IGL-DT: Iterative Global-Local Feature Learning with Dual-Teacher Semantic Segmentation Framework under Limited Annotation Scheme
Dinh Dai Quan Tran, Hoang-Thien Nguyen, Thanh-Huy Nguyen, Gia-Van To, Tien-Huy Nguyen, Quan Nguyen
TL;DR
IGL-DT addresses semi-supervised semantic segmentation with limited annotations by introducing a dual-teacher framework that fuses global context from SwinUnet with local detail from ResUnet, guided by a Discrepancy Learning mechanism to prevent over-reliance on a single teacher.

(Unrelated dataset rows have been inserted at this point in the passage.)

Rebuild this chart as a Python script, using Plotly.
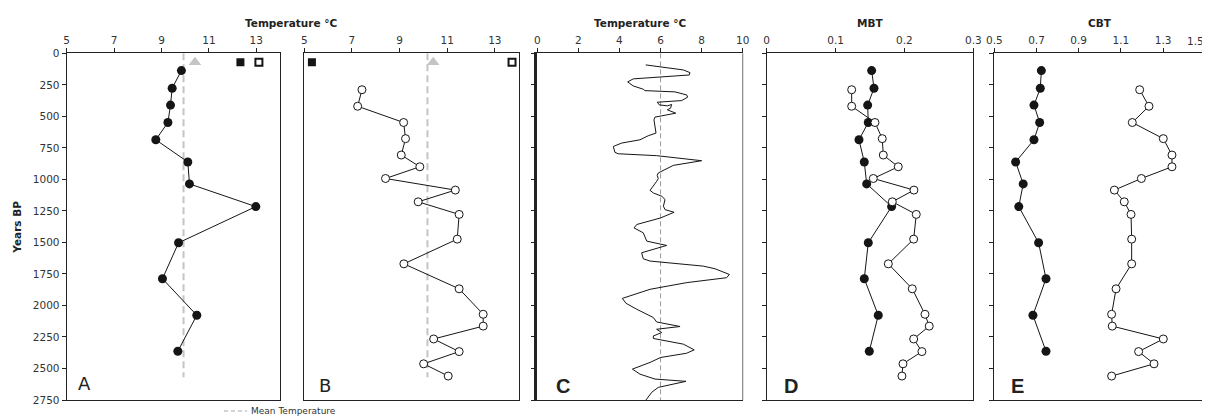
import plotly.graph_objects as go

# ---------------- data ----------------
# depth (Years BP) of samples
depth_filled = [137, 277, 411, 549, 686, 862, 1036, 1216, 1503, 1788, 2078, 2363]
depth_open = [289, 420, 549, 677, 807, 900, 993, 1085, 1178, 1278, 1474, 1670,
              1868, 2070, 2164, 2266, 2366, 2463, 2560]

# Panel A: temperature (filled)
temp_A = [9.84, 9.45, 9.38, 9.27, 8.76, 10.11, 10.18, 12.98, 9.72, 9.04, 10.49, 9.69]
# Panel B: temperature (open)
temp_B = [7.42, 7.24, 9.17, 9.25, 9.07, 9.85, 8.41, 11.34, 9.78, 11.5, 11.42, 9.18,
          11.5, 12.51, 12.51, 10.43, 11.5, 10.01, 11.04]

mean_A = 9.93
mean_B = 10.17
mean_span_AB = [0, 2570]

# modern reference markers (top of panels A and B)
modern_depth = 70
modern_A_triangle, modern_A_fsq, modern_A_osq = 10.41, 12.33, 13.11
modern_B_triangle, modern_B_fsq, modern_B_osq = 10.41, 5.32, 13.72

# Panel C: continuous temperature record
depth_C = [92, 132, 153, 172, 203, 227, 259, 285, 296, 306, 330, 348, 375, 388, 409,
           417, 406, 435, 448, 475, 496, 506, 528, 593, 633, 654, 686, 712, 739, 786,
           797, 812, 852, 889, 949, 968, 994, 1016, 1087, 1108, 1134, 1160, 1213, 1240,
           1261, 1306, 1358, 1385, 1424, 1490, 1524, 1582, 1630, 1648, 1688, 1709, 1754,
           1780, 1819, 1872, 1925, 1944, 1983, 2030, 2096, 2131, 2167, 2189, 2215, 2242,
           2262, 2307, 2352, 2379, 2413, 2452, 2505, 2545, 2584, 2602, 2650, 2689, 2750]
temp_C = [5.28, 7.11, 7.43, 7.40, 4.67, 4.40, 4.67, 5.16, 5.24, 6.70, 7.27, 7.32, 7.03,
          5.84, 5.94, 6.33, 6.54, 6.49, 6.33, 6.74, 6.06, 5.73, 5.68, 5.73, 5.78, 5.40,
          5.00, 4.11, 3.70, 3.78, 3.94, 5.81, 8.00, 6.62, 5.89, 5.84, 5.89, 5.81, 5.49,
          5.65, 6.06, 6.22, 6.14, 6.22, 6.66, 6.00, 4.84, 4.71, 5.16, 5.33, 6.30, 5.08,
          5.16, 5.49, 8.08, 8.65, 9.35, 9.22, 7.27, 5.49, 4.51, 4.14, 4.32, 4.84, 5.65,
          5.81, 6.95, 5.81, 6.06, 5.65, 5.65, 7.11, 7.64, 7.27, 6.00, 5.49, 4.63, 5.00,
          5.73, 7.24, 5.89, 5.57, 5.29]
mean_C = 6.0
mean_span_C = [0, 2750]

# Panel D: MBT
mbt_filled = [0.1524, 0.1558, 0.1466, 0.1475, 0.134, 0.1417, 0.1452, 0.1814, 0.1475,
              0.1417, 0.162, 0.149]
mbt_open = [0.1234, 0.1234, 0.1572, 0.1678, 0.1693, 0.191, 0.1548, 0.2138, 0.1824,
            0.2172, 0.2134, 0.1766, 0.2114, 0.2298, 0.236, 0.2134, 0.2254, 0.1979, 0.1964]

# Panel E: CBT
cbt_filled = [0.723, 0.718, 0.688, 0.715, 0.688, 0.601, 0.637, 0.616, 0.710, 0.745,
              0.683, 0.745]
cbt_open = [1.189, 1.233, 1.154, 1.301, 1.342, 1.342, 1.197, 1.069, 1.116, 1.148, 1.151,
            1.151, 1.077, 1.056, 1.059, 1.301, 1.184, 1.257, 1.056]

# tick values / labels
x_tickvals = [[5, 7, 9, 11, 13], [5, 7, 9, 11, 13], [0, 2, 4, 6, 8, 10],
              [0, 0.1, 0.2, 0.3], [0.5, 0.7, 0.9, 1.1, 1.3, 1.5]]
x_ticktext = [["5", "7", "9", "11", "13"], ["5", "7", "9", "11", "13"],
              ["0", "2", "4", "6", "8", "10"], ["0", "0.1", "0.2", "0.3"],
              ["0.5", "0.7", "0.9", "1.1", "1.3", ""]]
last_E_label = "1.5"
y_tickvals = list(range(0, 2751, 250))

panel_letters = ["A", "B", "C", "D", "E"]
x_titles = ["Temperature °C", "Temperature °C", "MBT", "CBT"]
y_title = "Years BP"
legend_text = "Mean Temperature"

# ---------------- figure geometry ----------------
PAGE_W, PAGE_H = 1210, 417
OFF = 8                      # default body margin of the html page
W, H = PAGE_W - OFF, PAGE_H - OFF

def fx(px):
    return (px - OFF) / W

def fy(py):
    return 1 - (py - OFF) / H

fig = go.Figure()

FILLED = dict(color="#151515", size=9)
OPEN = dict(color="white", size=8, line=dict(color="#151515", width=1))
LINE = dict(color="#151515", width=1)

def add(x, y, idx, **kw):
    ax = "" if idx == 1 else str(idx)
    fig.add_trace(go.Scatter(x=x, y=y, xaxis="x" + ax, yaxis="y" + ax,
                             showlegend=False, hoverinfo="skip", **kw))

# Panel A
add([mean_A, mean_A], mean_span_AB, 1, mode="lines",
    line=dict(color="#c4c4c4", width=2, dash="7px,4px"))
add(temp_A, depth_filled, 1, mode="lines+markers", line=LINE, marker=FILLED)
add([modern_A_triangle], [modern_depth], 1, mode="markers",
    marker=dict(symbol="triangle-up", color="#c4c4c4", size=11))
add([modern_A_fsq], [modern_depth], 1, mode="markers",
    marker=dict(symbol="square", color="#151515", size=8))
add([modern_A_osq], [modern_depth], 1, mode="markers",
    marker=dict(symbol="square", color="white", size=7, line=dict(color="#151515", width=2)))

# Panel B
add([mean_B, mean_B], mean_span_AB, 2, mode="lines",
    line=dict(color="#c4c4c4", width=2, dash="7px,4px"))
add(temp_B, depth_open, 2, mode="lines+markers", line=LINE, marker=OPEN)
add([modern_B_triangle], [modern_depth], 2, mode="markers",
    marker=dict(symbol="triangle-up", color="#c4c4c4", size=11))
add([modern_B_fsq], [modern_depth], 2, mode="markers",
    marker=dict(symbol="square", color="#151515", size=8))
add([modern_B_osq], [modern_depth], 2, mode="markers",
    marker=dict(symbol="square", color="white", size=7, line=dict(color="#151515", width=2)))

# Panel C
add([mean_C, mean_C], mean_span_C, 3, mode="lines",
    line=dict(color="#9a9a9a", width=1, dash="5px,3px"))
add(temp_C, depth_C, 3, mode="lines", line=dict(color="#151515", width=1))

# Panel D
add(mbt_filled, depth_filled, 4, mode="lines+markers", line=LINE, marker=FILLED)
add(mbt_open, depth_open, 4, mode="lines+markers", line=LINE, marker=OPEN)

# Panel E
add(cbt_filled, depth_filled, 5, mode="lines+markers", line=LINE, marker=FILLED)
add(cbt_open, depth_open, 5, mode="lines+markers", line=LINE, marker=OPEN)

# ---------------- axes ----------------
px_left = [66.7, 304.3, 537.3, 766.7, 994.3]
px_right = [280.0, 518.7, 742.7, 973.3, 1205.3]
x_ranges = [[5, 14], [5, 14], [0, 10], [0, 0.3], [0.5, 1.5]]
top_px, bot_px = 53.3, 400.0
ydom = [fy(bot_px), fy(top_px)]

TICKFONT = dict(family="DejaVu Sans", size=10.5, color="#333333")
layout = {}
for i in range(5):
    ax = "" if i == 0 else str(i + 1)
    layout["xaxis" + ax] = dict(
        domain=[fx(px_left[i]), fx(px_right[i])], range=x_ranges[i],
        anchor="y" + ax, side="top", tickmode="array", tickvals=x_tickvals[i],
        ticktext=x_ticktext[i],
        ticks="outside", ticklen=4, tickcolor="#222", showgrid=False, zeroline=False,
        showline=True, linecolor="#222", linewidth=1.2, mirror=True,
        tickfont=TICKFONT, fixedrange=True, automargin=False)
    ydict = dict(
        domain=ydom, range=[2750, 0], anchor="x" + ax, tickmode="array",
        tickvals=y_tickvals,
        showgrid=False, zeroline=False, showline=True, linecolor="#222",
        linewidth=1.2, mirror=True, tickfont=TICKFONT, fixedrange=True,
        automargin=False)
    if i == 0:
        ydict.update(ticks="outside", ticklen=4, tickcolor="#222", showticklabels=True)
    elif i == 1:
        ydict.update(ticks="", showticklabels=False)
    else:
        ydict.update(ticks="outside", ticklen=4, tickcolor="#222", showticklabels=False)
    if i == 2:
        ydict.update(linewidth=2.6, mirror=False)
    layout["yaxis" + ax] = ydict

shapes = [
    # right border of panel C (thin grey)
    dict(type="line", xref="x3 domain", yref="y3 domain", x0=1, x1=1, y0=0, y1=1,
         line=dict(color="#888888", width=1.2)),
    # legend sample
    dict(type="line", xref="paper", yref="paper", x0=fx(224), x1=fx(247),
         y0=fy(411), y1=fy(411),
         line=dict(color="#aaaaaa", width=1.2, dash="4px,3px")),
]

annotations = []
TITLEFONT = dict(family="DejaVu Sans", size=10.5, color="#222222")
title_pos = [291, 640, 870, 1100]
for t, xp in zip(x_titles, title_pos):
    annotations.append(dict(text="<b>" + t + "</b>", x=fx(xp), y=fy(23),
                            xref="paper", yref="paper", showarrow=False,
                            xanchor="center", yanchor="middle", font=TITLEFONT))
annotations.append(dict(text="<b>" + y_title + "</b>", x=fx(16.7), y=fy(227),
                        xref="paper", yref="paper", showarrow=False, textangle=-90,
                        xanchor="center", yanchor="middle", font=TITLEFONT))
# last CBT tick label, pulled inside the page edge
annotations.append(dict(text=last_E_label, x=x_tickvals[4][-1], xref="x5",
                        y=fy(41), yref="paper", showarrow=False, xanchor="right",
                        xshift=1, yanchor="middle", font=TICKFONT))
# panel letters
letter_x = [76, 317.3, 554, 781.7, 1009.3]
letter_y = [383, 385, 386, 386, 386]
for i, L in enumerate(panel_letters):
    if i < 2:
        f = dict(family="DejaVu Sans", size=18, color="#222")
        txt = L
    else:
        f = dict(family="Liberation Sans", size=20, color="#222")
        txt = "<b>" + L + "</b>"
    annotations.append(dict(text=txt, x=fx(letter_x[i]), y=fy(letter_y[i]),
                            xref="paper", yref="paper", showarrow=False,
                            xanchor="left", yanchor="middle", font=f))
annotations.append(dict(text=legend_text, x=fx(249), y=fy(411), xref="paper",
                        yref="paper", showarrow=False, xanchor="left", yanchor="middle",
                        font=dict(family="DejaVu Sans", size=9, color="#333")))

fig.update_layout(width=W, height=H, margin=dict(l=0, r=0, t=0, b=0, autoexpand=False),
                  paper_bgcolor="white", plot_bgcolor="white",
                  shapes=shapes, annotations=annotations, **layout)

fig.write_html("out.html")
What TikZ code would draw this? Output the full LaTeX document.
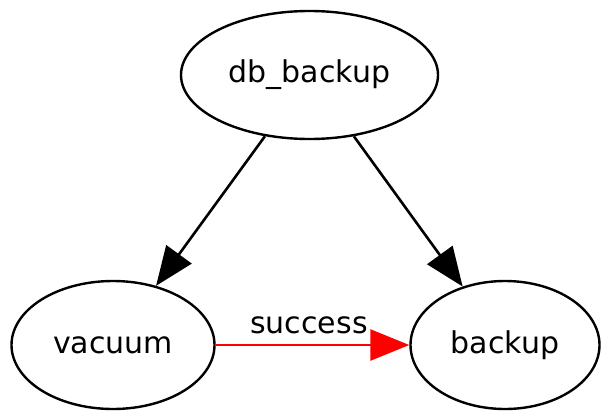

The student learns through two complementary objectives, Global Context Learning and Local Regional Learning, under a two-stage process that uses Cross Pseudo Supervision and alternating unlabeled-data states, culminating in $\mathcal{L} = \mathcal{L}_{l} + \mathcal{L}_{u}$. Empirical results on Pascal VOC 2012 and Cityscapes demonstrate state-of-the-art performance across multiple label regimes and are supported by ablations confirming the benefits of combining global/local cues and the discrepancy term. The approach highlights the value of heterogeneous backbones in semi-supervised segmentation and offers a scalable path to robust performance when annotations are scarce.
Abstract
Semi-Supervised Semantic Segmentation (SSSS) aims to improve segmentation accuracy by leveraging a small set of labeled images alongside a larger pool of unlabeled data. Recent advances primarily focus on pseudo-labeling, consistency regularization, and co-training strategies. However, existing methods struggle to balance global semantic representation with fine-grained local feature extraction. To address this challenge, we propose a novel tri-branch semi-supervised segmentation framework incorporating a dual-teacher strategy, named IGL-DT. Our approach employs SwinUnet for high-level semantic guidance through Global Context Learning and ResUnet for detailed feature refinement via Local Regional Learning. Additionally, a Discrepancy Learning mechanism mitigates over-reliance on a single teacher, promoting adaptive feature learning. Extensive experiments on benchmark datasets demonstrate that our method outperforms state-of-the-art approaches, achieving superior segmentation performance across various data regimes.